Son gentes de menos de 40 años que se dedican a dividir a los españoles en buenos y en malos y alientan una dinámica del odio. Niegan legitimidad al Parlamento y apelan a la calle para justificar todo lo que hacen.
Su característica más notable es que denuncian la paja en el ojo ajeno pero jamás ven la viga en propio. Tienen un doble rasero por el que se arrogan la autoridad de dar lecciones a los demás sin aceptar jamás la crítica porque ellos se sitúan por encima del bien y del mal.
Otro de sus rasgos consiste en que tienen una visión maniquea de la historia de España porque no habían venido al mundo cuando murió Franco. Carecen de la memoria de mi generación, nacida en los años 50, que creció escuchando los horrores de la Guerra Civil y que conoció los abusos y la mediocridad de la dictadura del general que habitaba en El Pardo.
Les vendría bien saber que España es un país cainita con una sucesión de contiendas civiles desde el regreso de Fernando VII. El empeño de este rey felón fue asesinar a miles de liberales que habían contribuido con su lucha contra los franceses a restaurar su reinado.
El siglo XIX estuvo marcado por un enfrentamiento recurrente entre las dos Españas, que se prolongó en las primeras décadas del XX. La Guerra Civil que estalló en 1936 fue la inevitable consecuencia de ese odio cainita que existía entre la derecha y la izquierda.
Contaré por enésima vez que mi abuelo estuvo a punto de ser fusilado en la estación de ferrocarril de Miranda de Ebro por la inquina de un vecino, que le consideraba un peligroso republicano.
Tras su victoria, el general Franco practicó una represión implacable contra los vencidos, que acabaron en el exilio, en el paredón o en la cárcel. Fueron casi 40 años de dictadura sin partidos, sin prensa libre y sin libertad de reunión y expresión.
Es necesario recordar todas estas obviedades porque personas como Rufián se han convertido en vendedores de odio, que quieren provocar una nueva confrontación entre las dos Españas y que están empeñados en construir la ficción de que los problemas sólo se resuelven mediante el uso de la fuerza y la violencia en la calle.
En un mundo complejo, donde la política y el Estado son los únicos medios para frenar el poder de los mercados, Rufián y los suyos defienden soluciones simplistas, basadas en la creencia infantil de que los recursos públicos son ilimitados.
Me llama la atención también el furibundo nacionalismo de Rufián, hijo de padres andaluces y criado en Santa Coloma, que es dirigente de un partido como ERC, que está provocando una profunda fractura en la sociedad catalana y que defiende un nacionalismo excluyente, contrario a todos los ideales igualitarios de la izquierda.

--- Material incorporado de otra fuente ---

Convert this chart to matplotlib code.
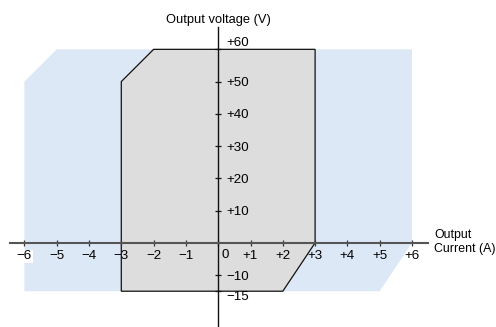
import matplotlib
matplotlib.use("Agg")
import matplotlib.pyplot as plt
from matplotlib.patches import Polygon

plt.rcParams['font.family'] = ['Liberation Sans', 'DejaVu Sans']

# operating envelope corners (current A, voltage V)
outer_current = [-6, -6, -5, 6, 6, 5]
outer_voltage = [-15, 50, 60, 60, 0, -15]
inner_current = [-3, -3, -2, 3, 3, 2]
inner_voltage = [-15, 50, 60, 60, 0, -15]

x_ticks = [-6, -5, -4, -3, -2, -1, 0, 1, 2, 3, 4, 5, 6]
x_labels = ['\u22126', '\u22125', '\u22124', '\u22123', '\u22122', '\u22121', '',
            '+1', '+2', '+3', '+4', '+5', '+6']
y_ticks = [-15, -10, 10, 20, 30, 40, 50, 60]
y_labels = ['\u221215', '\u221210', '+10', '+20', '+30', '+40', '+50', '+60']

fig = plt.figure(figsize=(4.96, 3.27), dpi=100)
ax = fig.add_axes([0, 0, 1, 1])
ax.set_xlim(-6.755, 8.6)
ax.set_ylim(-26.1, 75.3)

ax.add_patch(Polygon(list(zip(outer_current, outer_voltage)), closed=True,
                     facecolor='#dde8f6', edgecolor='none', zorder=1))
ax.add_patch(Polygon(list(zip(inner_current, inner_voltage)), closed=True,
                     facecolor='#dddddd', edgecolor='#111111', lw=0.9, zorder=1.5))

# axes crossing at the origin
for s in ['left', 'top']:
    ax.spines[s].set_visible(False)
ax.spines['bottom'].set_position(('data', 0))
ax.spines['bottom'].set_bounds(-6.45, 6.5)
ax.spines['bottom'].set_color('#555555')
ax.spines['bottom'].set_linewidth(1.5)
ax.spines['right'].set_position(('data', 0))
ax.spines['right'].set_bounds(-26.5, 66.8)
ax.spines['right'].set_color('#111111')
ax.spines['right'].set_linewidth(1.0)
ax.yaxis.set_ticks_position('right')

ax.set_xticks(x_ticks)
ax.set_xticklabels(x_labels)
ax.set_yticks(y_ticks)
ax.set_yticklabels(y_labels)
ax.tick_params(axis='x', direction='inout', length=5, width=0.9, color='#333333',
               pad=3, labelsize=9.6)
ax.tick_params(axis='y', direction='inout', length=5, width=0.9, color='#111111',
               pad=3.5, labelsize=9.6)

for t, v in zip(ax.yaxis.get_major_ticks(), y_ticks):
    if v == 60:
        t.label2.set_verticalalignment('bottom')
    elif v == -15:
        t.label2.set_verticalalignment('top')
        t.label2.set_y(-16)

ax.xaxis.get_major_ticks()[0].label1.set_bbox(dict(facecolor='white', edgecolor='none', pad=0.5))

ax.annotate('0', xy=(0, 0), xytext=(2.3, -4.8), textcoords='offset points',
            ha='left', va='top', fontsize=9.6)

ax.text(0, 68.3, 'Output voltage (V)', ha='center', va='baseline', fontsize=9.3)
ax.text(6.69, 0.3, 'Output\nCurrent (A)', ha='left', va='center', fontsize=8.9,
        linespacing=1.2)

fig.savefig('out.png', dpi=100)
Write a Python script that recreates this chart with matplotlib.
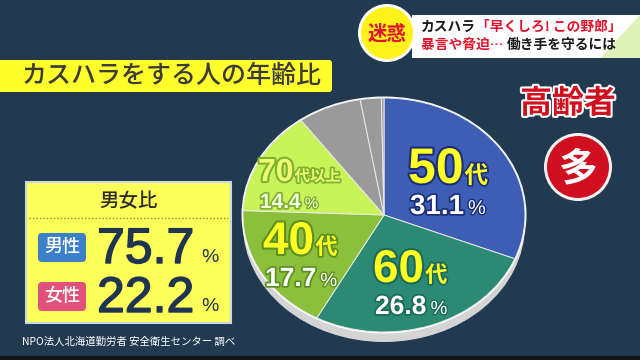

Gabriel Rufián, que tiene hoy 34 años, expresa por igual odio y mala educación, no respeta a quien no piensa como él y se sitúa por encima de los demás, que, según su parecer, no tienen derecho a existir. La pregunta es qué educación ha recibido este perdonavidas para convertirse en un ser consumido por la intolerancia y el rencor. No puedo responder a esta cuestión, pero me temo que España empieza a estar llena de rufianes.